"""

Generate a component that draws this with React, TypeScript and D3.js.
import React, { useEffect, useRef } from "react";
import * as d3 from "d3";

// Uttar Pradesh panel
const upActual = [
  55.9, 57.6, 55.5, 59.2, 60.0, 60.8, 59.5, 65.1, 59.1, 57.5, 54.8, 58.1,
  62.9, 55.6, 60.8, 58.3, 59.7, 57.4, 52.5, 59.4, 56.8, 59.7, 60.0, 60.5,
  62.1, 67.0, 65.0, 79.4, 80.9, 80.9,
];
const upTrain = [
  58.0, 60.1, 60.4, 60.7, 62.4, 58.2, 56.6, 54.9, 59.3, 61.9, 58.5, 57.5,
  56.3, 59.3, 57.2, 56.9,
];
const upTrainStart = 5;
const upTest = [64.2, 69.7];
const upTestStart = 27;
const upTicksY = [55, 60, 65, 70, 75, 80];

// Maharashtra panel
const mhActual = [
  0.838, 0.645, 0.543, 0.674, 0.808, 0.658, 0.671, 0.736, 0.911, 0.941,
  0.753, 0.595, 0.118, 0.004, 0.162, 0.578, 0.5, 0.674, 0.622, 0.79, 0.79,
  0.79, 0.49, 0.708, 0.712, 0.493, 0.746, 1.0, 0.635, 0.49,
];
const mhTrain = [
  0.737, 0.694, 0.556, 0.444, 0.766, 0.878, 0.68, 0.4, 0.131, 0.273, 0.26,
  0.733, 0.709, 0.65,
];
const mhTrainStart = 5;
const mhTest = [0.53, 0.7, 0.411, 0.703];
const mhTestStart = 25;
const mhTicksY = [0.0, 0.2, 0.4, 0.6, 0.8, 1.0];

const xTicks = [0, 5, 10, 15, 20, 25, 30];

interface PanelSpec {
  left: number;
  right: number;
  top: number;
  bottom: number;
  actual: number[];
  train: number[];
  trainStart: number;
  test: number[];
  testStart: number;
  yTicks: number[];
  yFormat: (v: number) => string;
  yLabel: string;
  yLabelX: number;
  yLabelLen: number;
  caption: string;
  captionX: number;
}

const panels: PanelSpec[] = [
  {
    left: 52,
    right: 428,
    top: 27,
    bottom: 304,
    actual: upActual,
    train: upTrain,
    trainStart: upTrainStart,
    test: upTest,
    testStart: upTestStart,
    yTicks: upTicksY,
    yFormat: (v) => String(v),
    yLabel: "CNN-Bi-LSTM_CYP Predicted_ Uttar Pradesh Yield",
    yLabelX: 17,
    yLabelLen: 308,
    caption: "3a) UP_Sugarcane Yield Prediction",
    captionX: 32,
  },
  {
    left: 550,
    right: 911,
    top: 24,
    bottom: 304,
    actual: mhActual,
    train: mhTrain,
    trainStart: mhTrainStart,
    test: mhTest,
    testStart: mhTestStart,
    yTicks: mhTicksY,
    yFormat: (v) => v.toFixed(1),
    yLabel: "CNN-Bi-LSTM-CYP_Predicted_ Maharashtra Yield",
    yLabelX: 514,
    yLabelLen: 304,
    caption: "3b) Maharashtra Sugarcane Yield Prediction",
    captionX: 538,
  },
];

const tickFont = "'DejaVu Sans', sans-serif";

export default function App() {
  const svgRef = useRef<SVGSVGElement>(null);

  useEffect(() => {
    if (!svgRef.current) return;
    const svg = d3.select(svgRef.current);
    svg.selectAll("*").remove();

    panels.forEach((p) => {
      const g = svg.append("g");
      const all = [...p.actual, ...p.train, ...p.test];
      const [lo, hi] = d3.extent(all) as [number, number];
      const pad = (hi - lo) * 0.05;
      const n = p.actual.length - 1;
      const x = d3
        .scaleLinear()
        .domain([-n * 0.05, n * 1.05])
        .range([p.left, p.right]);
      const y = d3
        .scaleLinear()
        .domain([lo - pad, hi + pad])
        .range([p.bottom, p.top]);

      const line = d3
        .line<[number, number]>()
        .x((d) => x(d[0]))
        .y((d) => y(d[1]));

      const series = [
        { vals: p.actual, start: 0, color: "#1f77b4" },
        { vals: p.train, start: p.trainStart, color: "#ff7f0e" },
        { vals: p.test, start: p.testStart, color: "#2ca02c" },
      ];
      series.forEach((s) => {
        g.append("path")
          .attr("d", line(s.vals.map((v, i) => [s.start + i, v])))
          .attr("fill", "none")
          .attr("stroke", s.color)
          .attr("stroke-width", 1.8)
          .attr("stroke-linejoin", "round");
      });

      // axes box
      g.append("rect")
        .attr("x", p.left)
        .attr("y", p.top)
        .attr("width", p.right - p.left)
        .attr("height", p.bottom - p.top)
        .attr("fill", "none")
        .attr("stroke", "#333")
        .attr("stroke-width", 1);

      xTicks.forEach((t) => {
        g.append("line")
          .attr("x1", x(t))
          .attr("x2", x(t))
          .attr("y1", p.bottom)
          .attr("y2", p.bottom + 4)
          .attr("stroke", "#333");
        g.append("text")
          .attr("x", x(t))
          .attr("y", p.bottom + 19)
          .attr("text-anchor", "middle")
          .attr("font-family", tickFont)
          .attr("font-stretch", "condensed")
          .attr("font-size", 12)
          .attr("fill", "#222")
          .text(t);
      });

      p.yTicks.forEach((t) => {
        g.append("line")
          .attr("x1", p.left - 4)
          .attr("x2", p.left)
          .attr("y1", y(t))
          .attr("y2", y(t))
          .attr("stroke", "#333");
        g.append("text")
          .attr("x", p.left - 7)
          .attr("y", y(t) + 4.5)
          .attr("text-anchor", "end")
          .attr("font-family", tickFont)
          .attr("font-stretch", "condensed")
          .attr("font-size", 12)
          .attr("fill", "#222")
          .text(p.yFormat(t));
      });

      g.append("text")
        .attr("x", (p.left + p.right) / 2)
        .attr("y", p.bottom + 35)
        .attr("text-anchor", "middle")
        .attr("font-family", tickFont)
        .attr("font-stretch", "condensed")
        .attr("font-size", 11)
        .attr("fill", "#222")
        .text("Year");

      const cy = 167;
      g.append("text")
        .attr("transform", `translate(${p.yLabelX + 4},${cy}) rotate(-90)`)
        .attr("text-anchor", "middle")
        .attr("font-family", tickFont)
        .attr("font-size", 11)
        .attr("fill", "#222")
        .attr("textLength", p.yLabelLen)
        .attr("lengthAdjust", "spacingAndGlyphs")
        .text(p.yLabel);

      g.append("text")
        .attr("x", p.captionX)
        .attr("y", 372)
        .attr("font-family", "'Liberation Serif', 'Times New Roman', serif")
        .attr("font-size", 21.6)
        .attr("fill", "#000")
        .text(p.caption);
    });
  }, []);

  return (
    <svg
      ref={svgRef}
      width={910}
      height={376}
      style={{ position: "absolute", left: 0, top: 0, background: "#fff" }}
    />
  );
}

"""

Go through the listing above and return every line where the word "React" occurs.

- **TASK RESPONSE**
Generate a component that draws this with React, TypeScript and D3.js.
import React, { useEffect, useRef } from "react";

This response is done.